L’infrastruttura informatica di una DAO, quindi, sostituisce in tutto e per tutto l’intervento dell’uomo: ciò avviene nella regolazione della vita aziendale, come nell’erogazione di beni e servizi digitali; con qualche ovvia eccezione – come abbiamo visto a proposito delle dAPP: i programmatori – e qualche altra affatto scontata. Ad esempio, quando i governance token conferiscono diritto di voto –in ultima analisi- all’elemento umano dietro i nodi.

§6 – Conclusioni
Blockchain è un termine che ormai ricorre spesso, accanto a criptovalute, CEX, DEX, CBDC, Arte Generativa, Internet of Things, Finanza Decentralizzata, Web 3.0, Metaverso, Intelligenza Artificiale… Sono tutte parole che rimandano a un cambiamento di paradigma già in atto, indicando un periodo di transizione presente, che porta in sé i germi del futuro.

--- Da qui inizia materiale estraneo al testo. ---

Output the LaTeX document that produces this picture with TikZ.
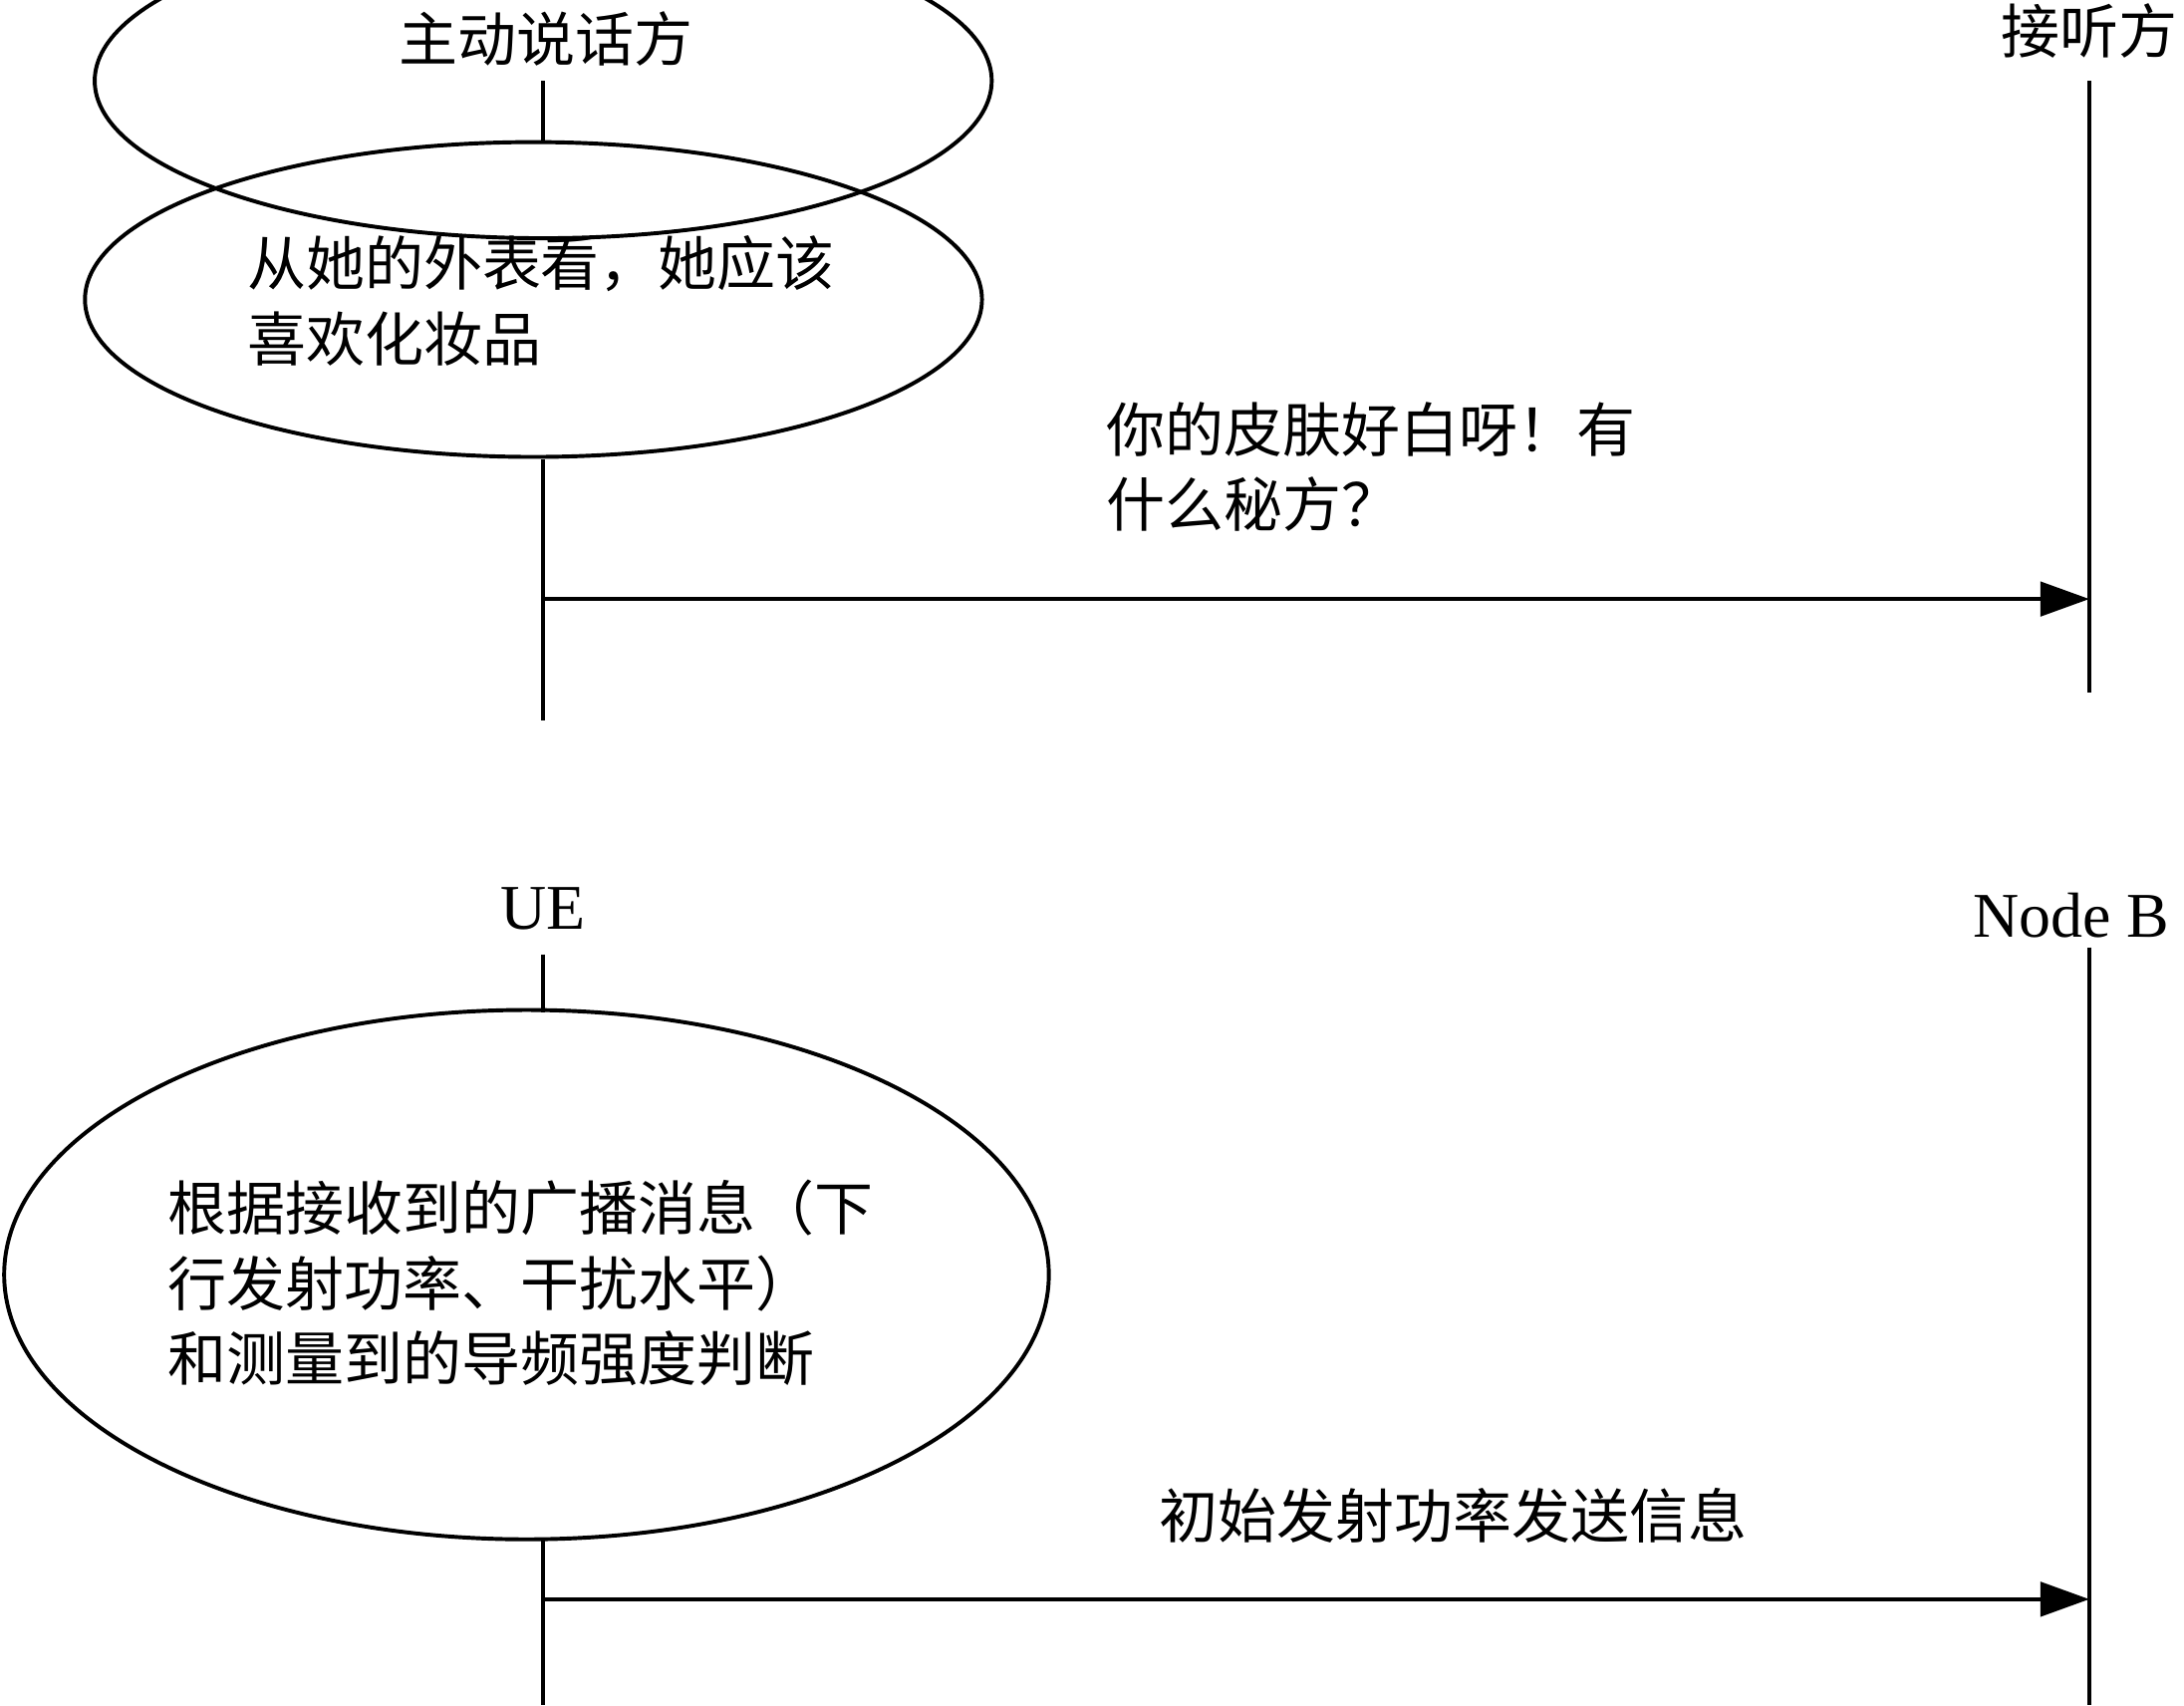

Sotto il nostro stupore, il mondo sta lasciandosi alle spalle un’epoca.
Ciò può costituire una fonte di stimolo, interesse, curiosità; talvolta di insicurezza, preoccupazione, quindi resistenza al cambiamento.
Al di là delle percezioni individuali, la storia ci impartisce una lezione incontestabile, una meravigliosa verità che non ammette eccezioni: ogni qualvolta la società assimila nuovi strumenti tecnologici, superate le barriere iniziali, il nostro quotidiano migliora in modo radicale.
Tecnologia è sinonimo di forme sempre inedite di efficienza, sicurezza, comodità, intrattenimento, passioni e stili di vita; nascono così nuove economie e modelli di business, che portano ricchezza e benessere fin dentro le case, gli uffici… e all’interno di quei luoghi virtuali, che ormai tutti noi frequentiamo, a cui (chissà perché) nessuno vorrebbe né potrebbe più rinunciare.
Vedi anche: Blockchain o blockchain; Ecosistema UniLedger.
[1] Per comprendere l’argomento, si consiglia di approfondire i temi della firma digitale associata al timestamp degli NFT, oltre che dell’uso degli oracoli in associazione agli NFT che certificano l’originalità di beni fisici (off-chain).
[2] Il termine svuotati è una metafora per semplificare il concetto: ci perdonino i più esperti in materia.
[3]Le categorie token, NFT, smart contract e timestamp, sono approfondite in altre sezioni del Sito.